Adianto P. Simamora and Aditya Suharmoko, Jakarta – It seems the government has developed a fondness for exploiting the hot topic of climate change to secure foreign loans, then channeling the money elsewhere – and environmentalists want it to stop.
Instead, if Indonesia wants fresh foreign funds, it should apply existing international mechanisms on emissions reductions, through which developing nations can get financial incentives from rich countries, Greenomics Indonesia says.
"There are no compelling reasons for Indonesia to seek foreign loans in the name of mitigating climate change. It really does not make sense," Greenomics executive director Elfian Effendi told The Jakarta Post on Friday.
"The government must revoke its plans (to seek new foreign loans), or use existing mechanisms to get financial aid and technical assistance from wealthy nations."
Rahmat Waluyanto, director general of debt management at the Finance Ministry, said the government had received loans worth US$200 million from French financial institution Agence Francaise de Developpement and $300 million from the Japan Bank for International Cooperation – all for climate change programs.
But that is not where the funds are headed. "The funds will go to the state budget," Rahmat said. That is, they will be used to cover the state budget deficit, forecast in the revised 2008 budget to reach Rp 94.5 trillion ($10.24 billion).
He said the government expected to secure Rp 26.4 trillion in program loans this year. As of June, the government had received $400 million in loans, or 15 percent of its target.
The Post's sources at the Forestry Ministry and the State Ministry for the Environment said these loans would not be used to finance climate change programs.
"With the loans, don't expect too much to go toward better mitigation efforts. The money will be spent elsewhere, including to pay the direct cash assistance for poor people introduced after the fuel price rise," a source said.
Mahendra Siregar from the Coordinating Ministry for the Economy said the country's climate change mitigation and adaptation programs had been financed by the state budget.

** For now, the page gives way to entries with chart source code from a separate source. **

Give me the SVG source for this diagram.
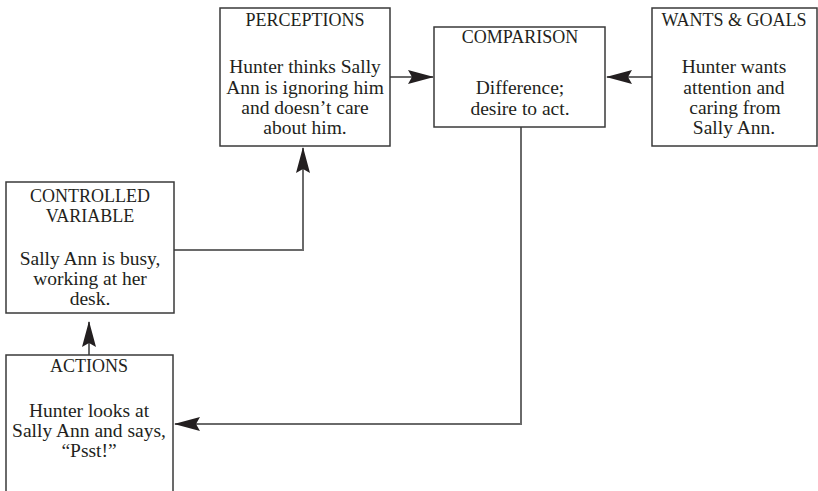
<svg xmlns="http://www.w3.org/2000/svg" width="818" height="491" viewBox="0 0 818 491">
  <defs>
    <style>
      .box { fill: #ffffff; stroke: #3a3a3a; stroke-width: 1.5; }
      .wire { fill: none; stroke: #6a6a6a; stroke-width: 2; }
      .title { font-family: "Liberation Serif", "Times New Roman", serif; font-size: 18px; fill: #231f20; text-anchor: middle; }
      .body { font-family: "Liberation Serif", "Times New Roman", serif; font-size: 19.5px; fill: #231f20; text-anchor: middle; }
    </style>
    <marker id="head" viewBox="0 0 26 14" refX="25" refY="7" markerWidth="26" markerHeight="14" markerUnits="userSpaceOnUse" orient="auto">
      <path d="M0,0 L26,7 L0,14 L4,7 Z" fill="#231f20"/>
    </marker>
  </defs>

  <rect width="818" height="491" fill="#ffffff"/>

  <!-- connectors -->
  <g id="connectors">
    <path class="wire" d="M390,77 H433" marker-end="url(#head)"/>
    <path class="wire" d="M652,77 H607" marker-end="url(#head)"/>
    <path class="wire" d="M521,127 V424 H175" marker-end="url(#head)"/>
    <path class="wire" d="M89,355 V322" marker-end="url(#head)"/>
    <path class="wire" d="M174,250 H303 V148" marker-end="url(#head)"/>
  </g>

  <g id="perceptions">
    <rect class="box" x="220" y="8" width="170" height="138"/>
    <text class="title" x="305" y="26">PERCEPTIONS</text>
    <text class="body" x="305" y="73">Hunter thinks Sally</text>
    <text class="body" x="305" y="94">Ann is ignoring him</text>
    <text class="body" x="305" y="114">and doesn’t care</text>
    <text class="body" x="305" y="134">about him.</text>
  </g>

  <g id="comparison">
    <rect class="box" x="434" y="27" width="171" height="100"/>
    <text class="title" x="520" y="43">COMPARISON</text>
    <text class="body" x="520" y="94">Difference;</text>
    <text class="body" x="520" y="115">desire to act.</text>
  </g>

  <g id="wants-goals">
    <rect class="box" x="652" y="8" width="165" height="138"/>
    <text class="title" x="734" y="26">WANTS &amp; GOALS</text>
    <text class="body" x="734" y="73">Hunter wants</text>
    <text class="body" x="734" y="94">attention and</text>
    <text class="body" x="735" y="114">caring from</text>
    <text class="body" x="734" y="134">Sally Ann.</text>
  </g>

  <g id="controlled-variable">
    <rect class="box" x="6" y="182" width="168" height="131"/>
    <text class="title" x="90" y="202">CONTROLLED</text>
    <text class="title" x="90" y="222">VARIABLE</text>
    <text class="body" x="90" y="265">Sally Ann is busy,</text>
    <text class="body" x="90" y="285">working at her</text>
    <text class="body" x="90" y="305">desk.</text>
  </g>

  <g id="actions">
    <rect class="box" x="6" y="355" width="167" height="150"/>
    <text class="title" x="89" y="372">ACTIONS</text>
    <text class="body" x="89" y="417">Hunter looks at</text>
    <text class="body" x="89" y="437">Sally Ann and says,</text>
    <text class="body" x="89" y="457">“Psst!”</text>
  </g>
</svg>
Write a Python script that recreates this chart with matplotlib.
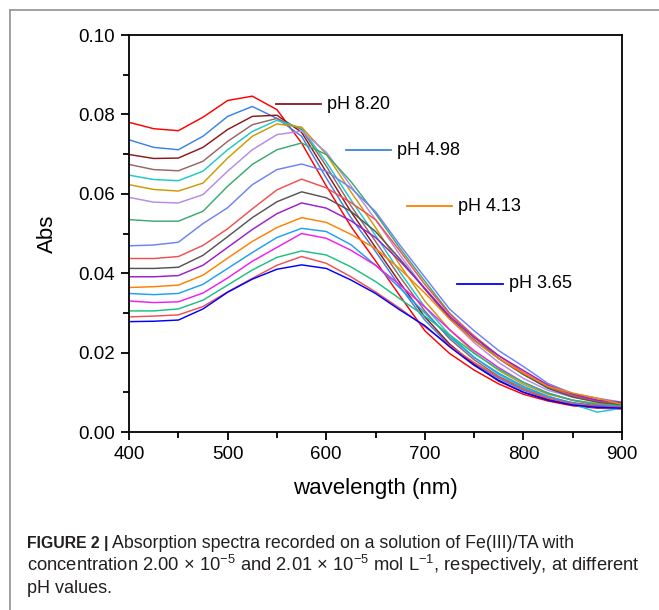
import matplotlib
matplotlib.use("Agg")
import matplotlib.pyplot as plt
from matplotlib.lines import Line2D
from matplotlib.ticker import MultipleLocator

plt.rcParams['font.family'] = ['Liberation Sans', 'DejaVu Sans']
plt.rcParams['mathtext.fontset'] = 'custom'
plt.rcParams['mathtext.rm'] = 'Liberation Sans'

# wavelength grid (nm)
wavelength = [400, 425, 450, 475, 500, 525, 550, 575, 600, 625, 650,
              675, 700, 725, 750, 775, 800, 825, 850, 875, 900]

# absorbance spectra, top to bottom at 400 nm
spectra = [
    [0.0780, 0.0764, 0.0759, 0.0793, 0.0835, 0.0846, 0.0812, 0.0728, 0.0620, 0.0518, 0.0431,
     0.0342, 0.0255, 0.0198, 0.0156, 0.0121, 0.0095, 0.0078, 0.0066, 0.0060, 0.0058],
    [0.0736, 0.0717, 0.0711, 0.0745, 0.0795, 0.0820, 0.0790, 0.0745, 0.0640, 0.0540, 0.0455,
     0.0365, 0.0282, 0.0218, 0.0172, 0.0135, 0.0105, 0.0085, 0.0070, 0.0062, 0.0060],
    [0.0699, 0.0689, 0.0690, 0.0717, 0.0762, 0.0795, 0.0798, 0.0755, 0.0655, 0.0555, 0.0465,
     0.0375, 0.0290, 0.0222, 0.0170, 0.0128, 0.0100, 0.0082, 0.0070, 0.0064, 0.0062],
    [0.0674, 0.0661, 0.0658, 0.0682, 0.0732, 0.0774, 0.0790, 0.0762, 0.0670, 0.0570, 0.0480,
     0.0390, 0.0305, 0.0235, 0.0182, 0.0140, 0.0110, 0.0088, 0.0074, 0.0066, 0.0064],
    [0.0647, 0.0636, 0.0633, 0.0657, 0.0711, 0.0757, 0.0785, 0.0765, 0.0680, 0.0585, 0.0495,
     0.0402, 0.0315, 0.0245, 0.0188, 0.0145, 0.0112, 0.0088, 0.0070, 0.0050, 0.0060],
    [0.0623, 0.0611, 0.0607, 0.0627, 0.0690, 0.0745, 0.0776, 0.0768, 0.0700, 0.0605, 0.0515,
     0.0420, 0.0330, 0.0258, 0.0200, 0.0155, 0.0120, 0.0095, 0.0080, 0.0072, 0.0068],
    [0.0591, 0.0579, 0.0577, 0.0598, 0.0657, 0.0711, 0.0749, 0.0758, 0.0705, 0.0620, 0.0535,
     0.0445, 0.0360, 0.0285, 0.0225, 0.0175, 0.0135, 0.0105, 0.0088, 0.0078, 0.0072],
    [0.0535, 0.0531, 0.0531, 0.0556, 0.0619, 0.0674, 0.0711, 0.0728, 0.0699, 0.0631, 0.0550,
     0.0462, 0.0380, 0.0300, 0.0240, 0.0185, 0.0145, 0.0112, 0.0092, 0.0080, 0.0070],
    [0.0469, 0.0471, 0.0478, 0.0525, 0.0565, 0.0623, 0.0661, 0.0675, 0.0657, 0.0615, 0.0555,
     0.0470, 0.0390, 0.0310, 0.0255, 0.0205, 0.0165, 0.0122, 0.0097, 0.0085, 0.0075],
    [0.0437, 0.0437, 0.0442, 0.0470, 0.0512, 0.0562, 0.0610, 0.0637, 0.0615, 0.0578, 0.0535,
     0.0455, 0.0372, 0.0298, 0.0242, 0.0192, 0.0150, 0.0115, 0.0090, 0.0078, 0.0070],
    [0.0412, 0.0412, 0.0415, 0.0445, 0.0492, 0.0540, 0.0580, 0.0605, 0.0590, 0.0556, 0.0505,
     0.0435, 0.0360, 0.0288, 0.0232, 0.0185, 0.0145, 0.0110, 0.0088, 0.0075, 0.0068],
    [0.0391, 0.0391, 0.0394, 0.0420, 0.0465, 0.0510, 0.0550, 0.0577, 0.0564, 0.0532, 0.0490,
     0.0430, 0.0362, 0.0292, 0.0238, 0.0192, 0.0155, 0.0118, 0.0095, 0.0080, 0.0074],
    [0.0364, 0.0366, 0.0370, 0.0395, 0.0438, 0.0480, 0.0515, 0.0540, 0.0528, 0.0498, 0.0462,
     0.0410, 0.0350, 0.0285, 0.0230, 0.0185, 0.0148, 0.0115, 0.0098, 0.0085, 0.0070],
    [0.0349, 0.0346, 0.0349, 0.0372, 0.0412, 0.0452, 0.0490, 0.0513, 0.0505, 0.0472, 0.0420,
     0.0362, 0.0300, 0.0240, 0.0188, 0.0148, 0.0115, 0.0090, 0.0072, 0.0062, 0.0060],
    [0.0330, 0.0326, 0.0328, 0.0350, 0.0388, 0.0430, 0.0465, 0.0500, 0.0488, 0.0458, 0.0420,
     0.0370, 0.0315, 0.0258, 0.0205, 0.0162, 0.0125, 0.0098, 0.0080, 0.0068, 0.0064],
    [0.0305, 0.0305, 0.0310, 0.0332, 0.0370, 0.0408, 0.0440, 0.0456, 0.0446, 0.0416, 0.0379,
     0.0335, 0.0292, 0.0245, 0.0198, 0.0158, 0.0125, 0.0098, 0.0080, 0.0070, 0.0066],
    [0.0290, 0.0292, 0.0295, 0.0316, 0.0353, 0.0387, 0.0420, 0.0442, 0.0425, 0.0391, 0.0353,
     0.0311, 0.0265, 0.0218, 0.0175, 0.0138, 0.0108, 0.0085, 0.0070, 0.0062, 0.0060],
    [0.0278, 0.0279, 0.0282, 0.0310, 0.0352, 0.0385, 0.0410, 0.0421, 0.0412, 0.0383, 0.0349,
     0.0307, 0.0268, 0.0215, 0.0168, 0.0130, 0.0100, 0.0080, 0.0068, 0.0062, 0.0060],
]

colors = ['#FF0000', '#3C82E6', '#8B1A1A', '#9A6464', '#1EC8C8', '#CC9A00',
          '#B48CE8', '#3CAA6E', '#6E82F5', '#F05050', '#555555', '#9A1ECC',
          '#FF8000', '#1EA0F0', '#F01EF0', '#1EC080', '#F05050', '#0000FF']

# labels drawn as short line samples inside the plot
label_text = ['pH 8.20', 'pH 4.98', 'pH 4.13', 'pH 3.65']
label_color = ['#8B1A1A', '#3C82E6', '#FF8000', '#0000FF']
label_x = [549, 620, 682, 733]
label_y = [0.0826, 0.0710, 0.0569, 0.0373]

fig = plt.figure(figsize=(6.59, 6.10), dpi=100)
ax = fig.add_axes([0.1958, 0.2918, 0.7481, 0.6508])

for vals, c in zip(spectra, colors):
    ax.plot(wavelength, vals, color=c, lw=1.05)

for t, c, x, y in zip(label_text, label_color, label_x, label_y):
    ax.plot([x, x + 46], [y, y], color=c, lw=1.3)
    ax.text(x + 52, y, t, fontsize=13, va='center', ha='left')

ax.set_xlim(400, 900)
ax.set_ylim(0, 0.10)
ax.xaxis.set_major_locator(MultipleLocator(100))
ax.xaxis.set_minor_locator(MultipleLocator(50))
ax.yaxis.set_major_locator(MultipleLocator(0.02))
ax.yaxis.set_minor_locator(MultipleLocator(0.01))
ax.yaxis.set_major_formatter(plt.FormatStrFormatter('%.2f'))
ax.tick_params(which='both', direction='out', width=1.3, labelsize=13.5, top=False, right=False)
ax.tick_params(which='major', length=6, pad=4)
ax.tick_params(which='minor', length=4)
for s in ax.spines.values():
    s.set_linewidth(1.3)
ax.set_xlabel('wavelength (nm)', fontsize=16, labelpad=11)
ax.set_ylabel('Abs', fontsize=16, labelpad=15)

# grey frame (top and left)
fig.add_artist(Line2D([10/659, 1], [1 - 10/610, 1 - 10/610], color='#9a9a9a', lw=1.3))
fig.add_artist(Line2D([10/659, 10/659], [0, 1 - 10/610], color='#9a9a9a', lw=1.3))

cap_col = '#231f20'
head = fig.text(27/659, 1 - 548/610, 'FIGURE 2 |', fontsize=11.3, fontweight='bold',
                va='baseline', color=cap_col)
fig.canvas.draw()
bb = head.get_window_extent()
fig.text((bb.x1 + 4)/659, 1 - 548/610,
         'Absorption spectra recorded on a solution of Fe(III)/TA with',
         fontsize=12.8, va='baseline', color=cap_col)
fig.text(27/659, 1 - 571/610,
         r'concentration 2.00 $\times$ 10$^{-5}$ and 2.01 $\times$ 10$^{-5}$ mol L$^{-1}$, respectively, at different',
         fontsize=13.2, va='baseline', color=cap_col)
fig.text(27/659, 1 - 593/610, 'pH values.', fontsize=13, va='baseline', color=cap_col)

fig.savefig('out.png', dpi=100)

"We are committed to not using foreign money to fund climate change programs. We will use the loans obtained through the issue of climate change to cover the budget deficit only," said Mahendra, who was also part of Indonesia's negotiator team during the UN climate change conference in Bali last year.
Indonesia is the current president of the United Nations Framework Convention on Climate Change (UNFCCC), the world's most authoritative body on the climate change issue.
The UNFCCC requires rich nations to provide financial assistance for developing and poor nations to help them reduce emissions and adapt to the effects of warmer temperatures.
The Kyoto Protocol binds only rich nations to reducing emissions. Developing and poor nations can participate in emissions reduction programs including through the clean development mechanism (CDM). In return, they receive cash injections.
Indonesia, the world's third-largest forestry nation, could also pull in huge dollars through voluntary markets from carbon selling under reduced emissions from deforestation and forest degradation.
A coalition of green groups has repeatedly called on wealthy nations to stop providing loans to developing countries before involving them in emissions reductions.
The coalition, including the Indonesian Environment Forum (Walhi), the Indonesian Biodiversity Foundation (Kehati), the Indonesian Center for Environmental Law (ICEL), Forest Watch Indonesia, Greenpeace Southeast Asia and Friends of the Earth, first made a statement on debt relief at last year's ministerial meeting on climate change in Bogor, West Java.
"It is still our position that efforts by developing countries to combat climate change will be hampered if they dig into natural resources to repay foreign debts. We call for debt relief for developing nations," said Farah Sofa, a former climate campaigner from Walhi.